_Task goal_
Copy each line below exactly and leave the pictures out.

## Begin

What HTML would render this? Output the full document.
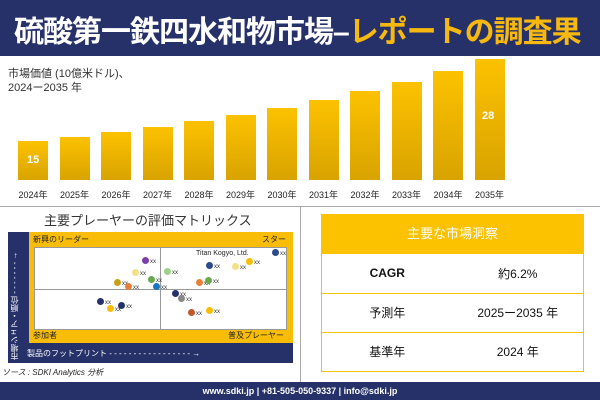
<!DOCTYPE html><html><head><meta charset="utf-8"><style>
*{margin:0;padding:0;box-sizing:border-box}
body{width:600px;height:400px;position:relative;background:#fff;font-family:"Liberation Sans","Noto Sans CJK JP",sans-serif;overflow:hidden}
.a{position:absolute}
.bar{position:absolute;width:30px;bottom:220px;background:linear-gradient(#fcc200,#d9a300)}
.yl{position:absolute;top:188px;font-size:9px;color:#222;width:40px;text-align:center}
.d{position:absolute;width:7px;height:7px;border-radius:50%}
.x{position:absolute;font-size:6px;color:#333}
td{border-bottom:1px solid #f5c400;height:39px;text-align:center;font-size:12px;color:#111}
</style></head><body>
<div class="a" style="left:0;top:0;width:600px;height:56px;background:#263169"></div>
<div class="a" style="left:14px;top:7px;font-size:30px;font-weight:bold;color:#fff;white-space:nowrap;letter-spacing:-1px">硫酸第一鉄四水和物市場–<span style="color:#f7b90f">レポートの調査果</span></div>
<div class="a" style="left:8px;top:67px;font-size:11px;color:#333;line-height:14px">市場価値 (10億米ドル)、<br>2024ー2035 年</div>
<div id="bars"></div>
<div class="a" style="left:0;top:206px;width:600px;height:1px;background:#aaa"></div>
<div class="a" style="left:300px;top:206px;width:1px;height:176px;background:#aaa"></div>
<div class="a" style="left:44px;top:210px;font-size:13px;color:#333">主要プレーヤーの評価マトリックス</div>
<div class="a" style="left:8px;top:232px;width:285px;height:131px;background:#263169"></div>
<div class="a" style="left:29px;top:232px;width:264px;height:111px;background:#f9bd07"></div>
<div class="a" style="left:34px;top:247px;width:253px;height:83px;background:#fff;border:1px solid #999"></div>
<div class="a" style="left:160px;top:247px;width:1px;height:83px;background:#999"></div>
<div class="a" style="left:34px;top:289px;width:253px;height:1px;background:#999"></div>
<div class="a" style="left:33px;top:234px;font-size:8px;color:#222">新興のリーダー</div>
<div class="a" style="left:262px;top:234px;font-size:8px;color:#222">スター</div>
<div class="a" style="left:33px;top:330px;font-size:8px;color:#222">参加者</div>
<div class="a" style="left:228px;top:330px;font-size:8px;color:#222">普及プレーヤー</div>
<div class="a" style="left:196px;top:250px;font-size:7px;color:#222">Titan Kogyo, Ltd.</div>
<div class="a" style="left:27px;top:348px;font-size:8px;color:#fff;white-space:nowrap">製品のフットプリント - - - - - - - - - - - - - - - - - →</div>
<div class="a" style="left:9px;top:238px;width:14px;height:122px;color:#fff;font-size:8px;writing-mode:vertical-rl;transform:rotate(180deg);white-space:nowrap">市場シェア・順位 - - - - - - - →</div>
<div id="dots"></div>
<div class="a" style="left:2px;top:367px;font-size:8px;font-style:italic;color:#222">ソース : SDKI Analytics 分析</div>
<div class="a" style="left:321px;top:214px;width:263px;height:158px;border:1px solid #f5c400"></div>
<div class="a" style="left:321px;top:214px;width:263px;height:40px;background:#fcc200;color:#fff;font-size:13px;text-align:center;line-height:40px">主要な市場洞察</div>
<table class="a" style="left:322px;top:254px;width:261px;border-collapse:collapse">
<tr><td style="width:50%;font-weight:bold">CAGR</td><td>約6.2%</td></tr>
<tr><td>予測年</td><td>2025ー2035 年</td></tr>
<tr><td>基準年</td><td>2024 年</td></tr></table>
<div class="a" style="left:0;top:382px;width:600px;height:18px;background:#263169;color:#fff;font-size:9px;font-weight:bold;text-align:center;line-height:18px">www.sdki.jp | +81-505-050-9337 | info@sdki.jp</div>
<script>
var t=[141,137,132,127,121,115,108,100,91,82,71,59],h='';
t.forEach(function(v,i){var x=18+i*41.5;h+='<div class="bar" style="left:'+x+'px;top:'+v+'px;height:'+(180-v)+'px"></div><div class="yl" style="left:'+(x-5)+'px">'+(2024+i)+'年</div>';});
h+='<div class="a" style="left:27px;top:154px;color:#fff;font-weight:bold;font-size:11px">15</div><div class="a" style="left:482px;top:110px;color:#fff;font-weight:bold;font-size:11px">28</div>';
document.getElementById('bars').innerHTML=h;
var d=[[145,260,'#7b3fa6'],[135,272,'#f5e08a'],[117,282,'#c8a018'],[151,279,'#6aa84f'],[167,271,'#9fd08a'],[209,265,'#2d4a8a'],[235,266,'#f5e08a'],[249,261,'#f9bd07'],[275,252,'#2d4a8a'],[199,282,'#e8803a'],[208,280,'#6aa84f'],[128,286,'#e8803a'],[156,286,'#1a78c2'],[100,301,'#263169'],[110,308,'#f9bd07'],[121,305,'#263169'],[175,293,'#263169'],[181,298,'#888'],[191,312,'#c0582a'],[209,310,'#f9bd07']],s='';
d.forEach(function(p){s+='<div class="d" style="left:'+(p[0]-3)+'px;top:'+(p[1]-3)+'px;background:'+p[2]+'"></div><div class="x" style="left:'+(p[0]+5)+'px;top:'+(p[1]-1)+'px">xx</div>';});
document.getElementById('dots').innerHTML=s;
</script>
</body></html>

## End

_The output_
What HTML would render this? Output the full document.
<!DOCTYPE html><html><head><meta charset="utf-8"><style>
*{margin:0;padding:0;box-sizing:border-box}
body{width:600px;height:400px;position:relative;background:#fff;font-family:"Liberation Sans","Noto Sans CJK JP",sans-serif;overflow:hidden}
.a{position:absolute}
.bar{position:absolute;width:30px;bottom:220px;background:linear-gradient(#fcc200,#d9a300)}
.yl{position:absolute;top:188px;font-size:9px;color:#222;width:40px;text-align:center}
.d{position:absolute;width:7px;height:7px;border-radius:50%}
.x{position:absolute;font-size:6px;color:#333}
td{border-bottom:1px solid #f5c400;height:39px;text-align:center;font-size:12px;color:#111}
</style></head><body>
<div class="a" style="left:0;top:0;width:600px;height:56px;background:#263169"></div>
<div class="a" style="left:14px;top:7px;font-size:30px;font-weight:bold;color:#fff;white-space:nowrap;letter-spacing:-1px">硫酸第一鉄四水和物市場–<span style="color:#f7b90f">レポートの調査果</span></div>
<div class="a" style="left:8px;top:67px;font-size:11px;color:#333;line-height:14px">市場価値 (10億米ドル)、<br>2024ー2035 年</div>
<div id="bars"></div>
<div class="a" style="left:0;top:206px;width:600px;height:1px;background:#aaa"></div>
<div class="a" style="left:300px;top:206px;width:1px;height:176px;background:#aaa"></div>
<div class="a" style="left:44px;top:210px;font-size:13px;color:#333">主要プレーヤーの評価マトリックス</div>
<div class="a" style="left:8px;top:232px;width:285px;height:131px;background:#263169"></div>
<div class="a" style="left:29px;top:232px;width:264px;height:111px;background:#f9bd07"></div>
<div class="a" style="left:34px;top:247px;width:253px;height:83px;background:#fff;border:1px solid #999"></div>
<div class="a" style="left:160px;top:247px;width:1px;height:83px;background:#999"></div>
<div class="a" style="left:34px;top:289px;width:253px;height:1px;background:#999"></div>
<div class="a" style="left:33px;top:234px;font-size:8px;color:#222">新興のリーダー</div>
<div class="a" style="left:262px;top:234px;font-size:8px;color:#222">スター</div>
<div class="a" style="left:33px;top:330px;font-size:8px;color:#222">参加者</div>
<div class="a" style="left:228px;top:330px;font-size:8px;color:#222">普及プレーヤー</div>
<div class="a" style="left:196px;top:250px;font-size:7px;color:#222">Titan Kogyo, Ltd.</div>
<div class="a" style="left:27px;top:348px;font-size:8px;color:#fff;white-space:nowrap">製品のフットプリント - - - - - - - - - - - - - - - - - →</div>
<div class="a" style="left:9px;top:238px;width:14px;height:122px;color:#fff;font-size:8px;writing-mode:vertical-rl;transform:rotate(180deg);white-space:nowrap">市場シェア・順位 - - - - - - - →</div>
<div id="dots"></div>
<div class="a" style="left:2px;top:367px;font-size:8px;font-style:italic;color:#222">ソース : SDKI Analytics 分析</div>
<div class="a" style="left:321px;top:214px;width:263px;height:158px;border:1px solid #f5c400"></div>
<div class="a" style="left:321px;top:214px;width:263px;height:40px;background:#fcc200;color:#fff;font-size:13px;text-align:center;line-height:40px">主要な市場洞察</div>
<table class="a" style="left:322px;top:254px;width:261px;border-collapse:collapse">
<tr><td style="width:50%;font-weight:bold">CAGR</td><td>約6.2%</td></tr>
<tr><td>予測年</td><td>2025ー2035 年</td></tr>
<tr><td>基準年</td><td>2024 年</td></tr></table>
<div class="a" style="left:0;top:382px;width:600px;height:18px;background:#263169;color:#fff;font-size:9px;font-weight:bold;text-align:center;line-height:18px">www.sdki.jp | +81-505-050-9337 | info@sdki.jp</div>
<script>
var t=[141,137,132,127,121,115,108,100,91,82,71,59],h='';
t.forEach(function(v,i){var x=18+i*41.5;h+='<div class="bar" style="left:'+x+'px;top:'+v+'px;height:'+(180-v)+'px"></div><div class="yl" style="left:'+(x-5)+'px">'+(2024+i)+'年</div>';});
h+='<div class="a" style="left:27px;top:154px;color:#fff;font-weight:bold;font-size:11px">15</div><div class="a" style="left:482px;top:110px;color:#fff;font-weight:bold;font-size:11px">28</div>';
document.getElementById('bars').innerHTML=h;
var d=[[145,260,'#7b3fa6'],[135,272,'#f5e08a'],[117,282,'#c8a018'],[151,279,'#6aa84f'],[167,271,'#9fd08a'],[209,265,'#2d4a8a'],[235,266,'#f5e08a'],[249,261,'#f9bd07'],[275,252,'#2d4a8a'],[199,282,'#e8803a'],[208,280,'#6aa84f'],[128,286,'#e8803a'],[156,286,'#1a78c2'],[100,301,'#263169'],[110,308,'#f9bd07'],[121,305,'#263169'],[175,293,'#263169'],[181,298,'#888'],[191,312,'#c0582a'],[209,310,'#f9bd07']],s='';
d.forEach(function(p){s+='<div class="d" style="left:'+(p[0]-3)+'px;top:'+(p[1]-3)+'px;background:'+p[2]+'"></div><div class="x" style="left:'+(p[0]+5)+'px;top:'+(p[1]-1)+'px">xx</div>';});
document.getElementById('dots').innerHTML=s;
</script>
</body></html>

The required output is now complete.